あくまでも気分というか頭の中の話であって、実際のところぼくの部屋はかなり高いレベルで整頓されている。収納を全ておなじ規格にしたこと、収納の数を多く用意したこと、物の住所を決めたことが勝因だ。
頭の中もおなじようにできるんじゃないかと思う。
すなわち規格を統一すること、置き場所を決めることである。
ぐちゃぐちゃのアノミー状態も、短期間ならば生活の風味だと思えるが、長く続けばきつくなる。アウトライナーの運用をまた再開するといいかもしれない。複雑に散らかっているように感じられる頭の中も、ひとたび整理してみれば、その要素の少なさに笑いが込み上げてくるものだ。

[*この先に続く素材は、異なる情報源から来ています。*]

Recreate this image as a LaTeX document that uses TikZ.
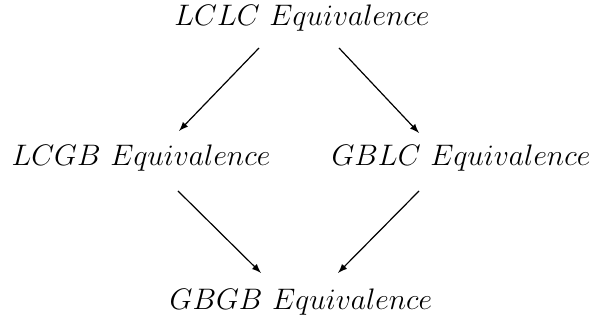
\documentclass[tikz,border=0pt]{standalone}
\usetikzlibrary{arrows}
\begin{document}
\begin{tikzpicture}[x=0.5pt,y=-0.5pt,
  lbl/.style={inner sep=0pt, anchor=base, font=\Large},
  arr/.style={-latex, line width=0.6pt}]
\useasboundingbox (0,0) rectangle (590,325);
\node[lbl] (t) at (302,26) {\scalebox{1.03}{$LCLC\ Equivalence$}};
\node[lbl] (l) at (141,166) {\scalebox{1.03}{$LCGB\ Equivalence$}};
\node[lbl] (r) at (461,166) {\scalebox{1.03}{$GBLC\ Equivalence$}};
\node[lbl] (b) at (301,310) {\scalebox{1.03}{$GBGB\ Equivalence$}};
\coordinate (t1) at (259,48);
\coordinate (t2) at (339,48);
\coordinate (l1) at (179,131);
\coordinate (r1) at (419,133);
\coordinate (l2) at (178,191);
\coordinate (r2) at (419,191);
\coordinate (b1) at (261,273);
\coordinate (b2) at (338,273);
\draw[arr] (t1) -- (l1);
\draw[arr] (t2) -- (r1);
\draw[arr] (l2) -- (b1);
\draw[arr] (r2) -- (b2);
\end{tikzpicture}
\end{document}
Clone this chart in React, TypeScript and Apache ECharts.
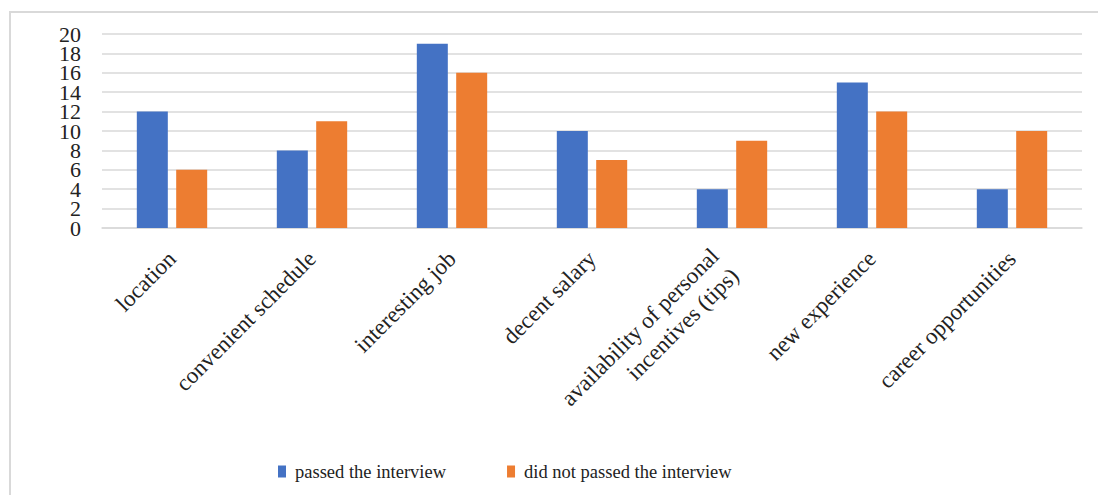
import React, { useEffect, useRef } from "react";
import * as echarts from "echarts";

const categories = [
  "location",
  "convenient schedule",
  "interesting job",
  "decent salary",
  "availability of personal\nincentives (tips)",
  "new experience",
  "career opportunities",
];
const passedValues = [12, 8, 19, 10, 4, 15, 4];
const notPassedValues = [6, 11, 16, 7, 9, 12, 10];
const seriesNames = ["passed the interview", "did not passed the interview"];
const yMin = 0;
const yMax = 20;
const yStep = 2;

const FONT = "'Liberation Serif', 'Times New Roman', serif";

export default function App() {
  const ref = useRef<HTMLDivElement>(null);
  useEffect(() => {
    if (!ref.current) return;
    const chart = echarts.init(ref.current, undefined, { renderer: "svg" });
    const catData = categories.map((c) =>
      c.indexOf("\n") >= 0
        ? { value: c, textStyle: { padding: [20, 10, 0, 0] } }
        : c
    );
    const yLabel = {
      margin: 21,
      fontFamily: FONT,
      fontSize: 22,
      color: "#222",
    };
    chart.setOption({
      animation: false,
      backgroundColor: "#ffffff",
      textStyle: { fontFamily: FONT },
      graphic: [
        {
          type: "rect",
          shape: { x: 10, y: 12, width: 1100, height: 500 },
          style: { fill: "none", stroke: "#d9d9d9", lineWidth: 2 },
          silent: true,
        },
      ],
      grid: { left: 102, right: 16, top: 34, bottom: 267, containLabel: false },
      legend: {
        data: seriesNames,
        left: 273,
        top: 457,
        itemWidth: 8,
        itemHeight: 12,
        itemGap: 61,
        icon: "rect",
        textStyle: { fontFamily: FONT, fontSize: 18.5, color: "#222", padding: [0, 0, 0, 4] },
      },
      xAxis: {
        type: "category",
        data: catData,
        axisTick: { show: false },
        axisLine: { lineStyle: { color: "#d9d9d9", width: 1.5 } },
        axisLabel: {
          rotate: 45,
          interval: 0,
          margin: 27,
          fontFamily: FONT,
          fontSize: 23,
          color: "#222",
          lineHeight: 28,
        },
      },
      yAxis: [
        {
          type: "value",
          min: yMin,
          max: yMax,
          interval: yStep,
          position: "left",
          axisLine: { show: false },
          axisTick: { show: false },
          splitLine: { lineStyle: { color: "#d9d9d9", width: 1.5 } },
          axisLabel: { ...yLabel, showMinLabel: false, showMaxLabel: false },
        },
        {
          type: "value",
          min: yMin,
          max: yMax,
          interval: yMax - yMin,
          position: "left",
          offset: 0,
          axisLine: { show: false },
          axisTick: { show: false },
          splitLine: { show: false },
          axisLabel: { ...yLabel, showMinLabel: true, showMaxLabel: true },
        },
      ],
      series: [
        {
          name: seriesNames[0],
          type: "bar",
          data: passedValues,
          barWidth: 31,
          barGap: "27%",
          itemStyle: { color: "#4472C4" },
        },
        {
          name: seriesNames[1],
          type: "bar",
          data: notPassedValues,
          barWidth: 31,
          barGap: "27%",
          itemStyle: { color: "#ED7D31" },
        },
      ],
    });
    return () => chart.dispose();
  }, []);
  return (
    <div
      ref={ref}
      style={{ position: "absolute", left: 0, top: 0, width: 1098, height: 495 }}
    />
  );
}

整頓はすばらしい課題で、私の好きなテーマである。ものを配置すること、配置の関係を見ること、形を整えて収めること。この行為には生活上の必要性を超えた魅力がある。まだうまく言えないが。
* * *
日記が2週間あいてしまった。まあそんなこともあるだろう。
この2週間、大きな変化が3つあった。
まず、ほとんど毎日ジムに通い、クロストレーナーとマシンを欠かさないようになった。体力の低下に危機を感じたからだ。
そして、この数週間ずっと吐いているから、そもそも何を口に入れているのかすべての記録をつけるようになった。その結果、自分は馬鹿みたいに同じものばかり繰り返し口に入れていることがわかった。明らかに海藻類を摂りすぎていると思う。べつに好物だという認識はなかったが。

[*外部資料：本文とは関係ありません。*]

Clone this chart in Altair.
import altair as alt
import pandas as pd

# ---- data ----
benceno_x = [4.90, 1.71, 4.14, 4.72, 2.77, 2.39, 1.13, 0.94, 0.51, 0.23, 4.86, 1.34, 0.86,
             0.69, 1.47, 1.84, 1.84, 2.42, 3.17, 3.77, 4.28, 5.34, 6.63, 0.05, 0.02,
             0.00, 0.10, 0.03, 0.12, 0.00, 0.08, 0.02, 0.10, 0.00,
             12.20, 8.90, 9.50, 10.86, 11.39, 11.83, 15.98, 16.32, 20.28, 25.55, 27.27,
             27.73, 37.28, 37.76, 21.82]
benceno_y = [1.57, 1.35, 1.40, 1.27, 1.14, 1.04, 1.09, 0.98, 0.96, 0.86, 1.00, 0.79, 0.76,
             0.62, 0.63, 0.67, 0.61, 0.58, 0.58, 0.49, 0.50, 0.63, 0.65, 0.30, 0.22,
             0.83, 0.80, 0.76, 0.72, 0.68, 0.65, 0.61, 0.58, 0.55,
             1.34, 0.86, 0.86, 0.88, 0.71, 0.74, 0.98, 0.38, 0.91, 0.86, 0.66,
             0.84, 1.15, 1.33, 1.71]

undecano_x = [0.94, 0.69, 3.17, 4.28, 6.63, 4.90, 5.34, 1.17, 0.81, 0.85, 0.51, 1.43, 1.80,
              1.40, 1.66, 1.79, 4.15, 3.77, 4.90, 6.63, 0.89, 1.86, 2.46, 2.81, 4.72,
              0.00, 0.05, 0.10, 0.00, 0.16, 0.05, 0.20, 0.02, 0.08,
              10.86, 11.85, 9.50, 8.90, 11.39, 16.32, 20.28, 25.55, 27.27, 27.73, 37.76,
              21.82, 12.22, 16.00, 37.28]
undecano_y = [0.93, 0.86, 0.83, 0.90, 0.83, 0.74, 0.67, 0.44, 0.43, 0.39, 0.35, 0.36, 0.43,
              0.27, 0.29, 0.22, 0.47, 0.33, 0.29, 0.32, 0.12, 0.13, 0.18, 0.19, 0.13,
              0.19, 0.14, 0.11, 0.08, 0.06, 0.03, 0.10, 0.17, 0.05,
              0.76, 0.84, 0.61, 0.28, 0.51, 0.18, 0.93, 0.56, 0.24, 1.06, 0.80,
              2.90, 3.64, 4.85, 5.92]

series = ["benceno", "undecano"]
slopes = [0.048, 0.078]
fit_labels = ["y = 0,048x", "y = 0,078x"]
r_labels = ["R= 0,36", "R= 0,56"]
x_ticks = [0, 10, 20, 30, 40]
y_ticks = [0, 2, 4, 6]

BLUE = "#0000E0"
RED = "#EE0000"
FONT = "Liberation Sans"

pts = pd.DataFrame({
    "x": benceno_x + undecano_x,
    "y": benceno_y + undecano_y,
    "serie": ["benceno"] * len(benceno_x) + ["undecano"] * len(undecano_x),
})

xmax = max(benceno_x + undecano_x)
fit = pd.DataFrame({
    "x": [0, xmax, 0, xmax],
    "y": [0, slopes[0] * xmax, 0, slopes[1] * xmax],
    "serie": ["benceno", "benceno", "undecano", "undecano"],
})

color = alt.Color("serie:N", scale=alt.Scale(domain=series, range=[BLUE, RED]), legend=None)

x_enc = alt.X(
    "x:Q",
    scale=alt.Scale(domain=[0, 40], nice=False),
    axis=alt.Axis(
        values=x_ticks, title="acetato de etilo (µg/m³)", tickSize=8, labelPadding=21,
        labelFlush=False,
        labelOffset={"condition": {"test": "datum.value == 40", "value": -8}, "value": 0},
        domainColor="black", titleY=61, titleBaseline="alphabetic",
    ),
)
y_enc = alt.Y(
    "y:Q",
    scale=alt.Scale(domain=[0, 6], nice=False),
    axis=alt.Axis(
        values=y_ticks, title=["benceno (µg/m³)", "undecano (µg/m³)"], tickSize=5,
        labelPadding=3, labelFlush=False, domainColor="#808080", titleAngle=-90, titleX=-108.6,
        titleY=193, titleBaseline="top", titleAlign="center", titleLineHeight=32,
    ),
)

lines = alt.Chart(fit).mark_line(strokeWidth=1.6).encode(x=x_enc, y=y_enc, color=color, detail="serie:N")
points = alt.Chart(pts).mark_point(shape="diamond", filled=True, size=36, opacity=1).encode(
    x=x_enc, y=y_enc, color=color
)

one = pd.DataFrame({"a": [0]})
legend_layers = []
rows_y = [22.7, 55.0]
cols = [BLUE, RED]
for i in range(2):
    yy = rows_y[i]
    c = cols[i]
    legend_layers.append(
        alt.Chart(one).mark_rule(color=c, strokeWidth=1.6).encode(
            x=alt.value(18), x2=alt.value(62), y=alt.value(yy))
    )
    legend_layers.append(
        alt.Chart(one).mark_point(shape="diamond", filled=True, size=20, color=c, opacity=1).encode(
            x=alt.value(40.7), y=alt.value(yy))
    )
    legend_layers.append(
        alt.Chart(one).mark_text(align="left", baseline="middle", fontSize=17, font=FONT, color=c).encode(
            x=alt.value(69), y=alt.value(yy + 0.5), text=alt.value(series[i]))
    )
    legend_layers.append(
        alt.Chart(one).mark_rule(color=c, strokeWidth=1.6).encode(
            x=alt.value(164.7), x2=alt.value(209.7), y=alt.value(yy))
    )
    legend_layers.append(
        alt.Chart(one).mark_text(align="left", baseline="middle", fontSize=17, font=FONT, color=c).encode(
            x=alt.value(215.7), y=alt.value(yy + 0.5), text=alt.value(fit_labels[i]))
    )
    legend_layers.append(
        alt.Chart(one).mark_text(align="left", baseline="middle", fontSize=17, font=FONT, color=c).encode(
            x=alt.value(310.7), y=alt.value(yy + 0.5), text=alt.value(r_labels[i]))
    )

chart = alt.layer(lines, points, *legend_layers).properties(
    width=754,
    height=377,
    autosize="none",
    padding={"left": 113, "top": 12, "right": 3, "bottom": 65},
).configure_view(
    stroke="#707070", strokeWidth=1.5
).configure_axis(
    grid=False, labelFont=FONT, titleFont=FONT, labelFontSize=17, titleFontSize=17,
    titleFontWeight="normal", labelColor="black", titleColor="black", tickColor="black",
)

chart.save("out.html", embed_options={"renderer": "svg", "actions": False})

それから何より、CLIP STUDIOでのブラシ制作に夢中になっている。ほとんどの時間をこれに使っている。このブラシを使ってはやく色々なものを試したいが、まずは来週から始まるグループ展の用意を完了させないと。
■2022/10/29(土)
深夜、梨泰院で起こった群衆雪崩の事故を知る。
かなり辛い。生々しい現場の映像を夢中になって検索しては見続ける。
当然だが、ぼくらはある日突然に友や恋人や家族を失うことになる。ぼくはいつも、いま目の前に居ない友人家族は、死人と同然の存在だと思っている。会って「バイバイ」を言う時には、いつもこれが最期の挨拶なのだと思う。ふたたび会った際には、なんだか故人が蘇ったように感じられる。
こうした突然死の事件に接すると、強烈に、ぼくらは別存在、別々の個体なのだと痛感する。ふしぎなことだ。ぼくらはほとんど同じ形、同じ仕組みをしているのに、どこか根本的に全く異なる存在だと感じられる。自己とそれ以外という部分だろうか。自分が消えるとき、自分が消えたことは認識できないのだろうが、他者が目の前から消えたときには身体の全体で深く激しく痛みを感じる。
大切な誰かを突然に失った人々のことが心配でたまらない。
■2022/10/30(日)
秋葉原で犬に出会った。
犬というか、犬を散歩させる老人に出会ったのだが、あの者たちはどう見ても犬のほうが主体だったので、犬に出会ったという印象になる。
その白い犬によると、いつも神田明神の境内を散歩するのが日課だったが、ある日を境に匂いを辿って秋葉原まで足を伸ばし、何軒ものケバブ屋を巡るようになったのだと言う。
犬が店の前を通りかかると、手に肉片を握ったケバブ屋の店主が出てきて「おすわり」「待て」「吠えろ」と言う。なんでも、トルコでは犬に「吠えろ」を教えるらしい。肉片を平らげた犬は、多少の愛嬌を振りまくことすらせず、次のケバブ屋へと走っていった。合理主義である。外見が愛くるしいからこそ為せる技だ。
通行人に愛でられることを欲する犬もいれば、このような合理主義的ケバブ犬もいる。可愛くはないが、なかなか尊敬できると思う。あのケバブ犬は、彼を愛でようと近寄る人々の顔を、一瞬たりとも見ようとしなかった。強い目的意識を感じる。尊敬できる振る舞いだった。